New School, New Friends

by: Serena S.

Starting a new school is hard. Social dynamics are hard to figure out and friends are sometimes hard to make. For me, talking to new people is a risk that I have to take. This month, I learned that more people are willing to accept you than you think. You take a risk, and often good things can come out of it. Be it a personal experience, new friends or something that you learned. Right now, I have the best friends I can imagine and I am learning new things from them everyday.

I’m really no stranger to switching schools. I mean, I’ve switched six times since first grade—and I’m about the enter grade eight. Last year, when I switched schools yet again, it was most likely my last switch until I graduate.

Anyway, starting Grade 7. It was stressful. Starting a new school was always hard, no matter how many times I had done it. And now? Things would start to actually matter. There were guidance counsellors and electives and full rotary and apparently university applications to build. The academics, too, were harder than I was used to. But it’s been nearly a year since I walked onto my school grounds for the first time. And since then, I’ve made really good friends — ones who understand me, ones who share my interests, ones with opinions that differ from mine enough to start a full-fledged debate, and ones who just make me smile. Since then, I’ve learned a lot about myself as a person and my interests. Since then, I’ve joined the trivia team, the neuroscience club, and the feminism club at my school. I’ve met some really fantastic teachers that have influenced my choices and, in the long term, my future.
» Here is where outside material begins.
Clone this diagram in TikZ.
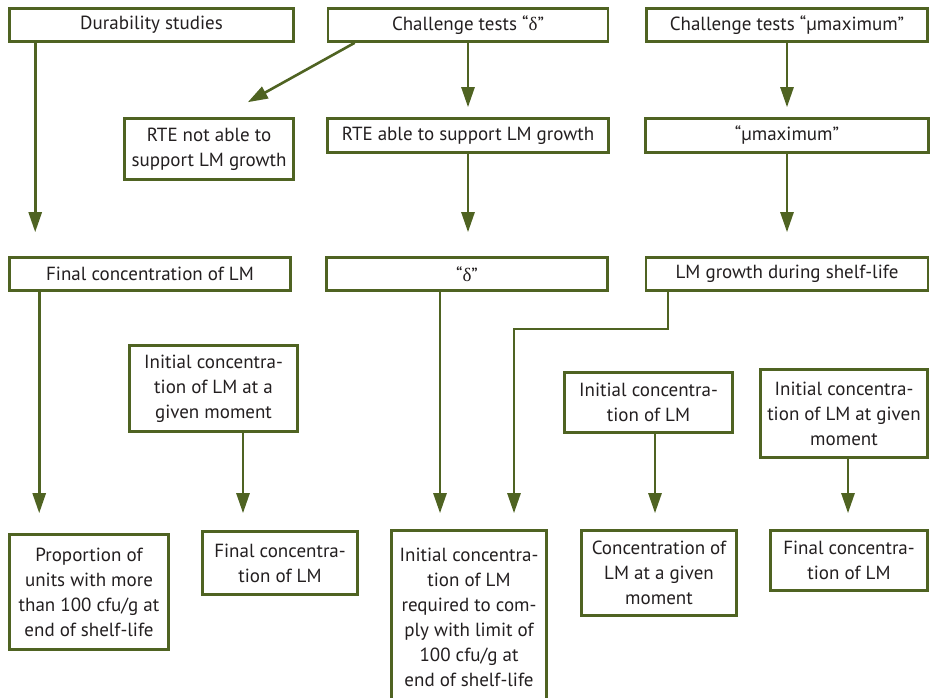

So, here are six things that I had wished that I had known when I had started:

  1. Ask for someone’s name. It’s okay if you forget—most people won’t be offended if you have to ask again! Even teachers.
  2. Bring a deck of cards. This is just a suggestion, and it doesn’t have to be cards if you don’t want it to be. Basically, something to start a conversation. If you can pull at least one or two people into a game, more will join. In my experience, this is a great icebreaker.
  3. Connect with your teachers. You know, believe it or not, your teachers aren’t actually all evil. Most of them will like you or at least will want to help you, as long as you make an effort in their class.
  4. It’s okay to ask for extensions. This is particularly helpful in the upper grades and is kind of a follow-up to number three. I had to do this a few times this year, and every time a teacher said yes. Although you won’t always get a positive answer, especially if you ask too often, ask if you need it. If you have a math test the same day as your science test and your geography project is also due, ask your history teacher if you can have another day or two for her essay.
  5. Talk to someone. Don’t wait to be approached on the first day by a potential friend. Ask someone if they’re new, too, or if they have siblings or anything like that. Talk about yourself, too, but don’t overshare. Be social; don’t just hang out on your phone!
  6. Be yourself. As cliché as it sounds, this is solid advice. Join whatever clubs that you want to, even if they’re weird. Make real friends, ones who accept you for who you are more than who you pretend to be.

Anyway, just treasure the time you have right now, because you’re never going to get it back. You don’t have to leap out of your comfort zone, but try to expand it. New school and new friends means new opportunities!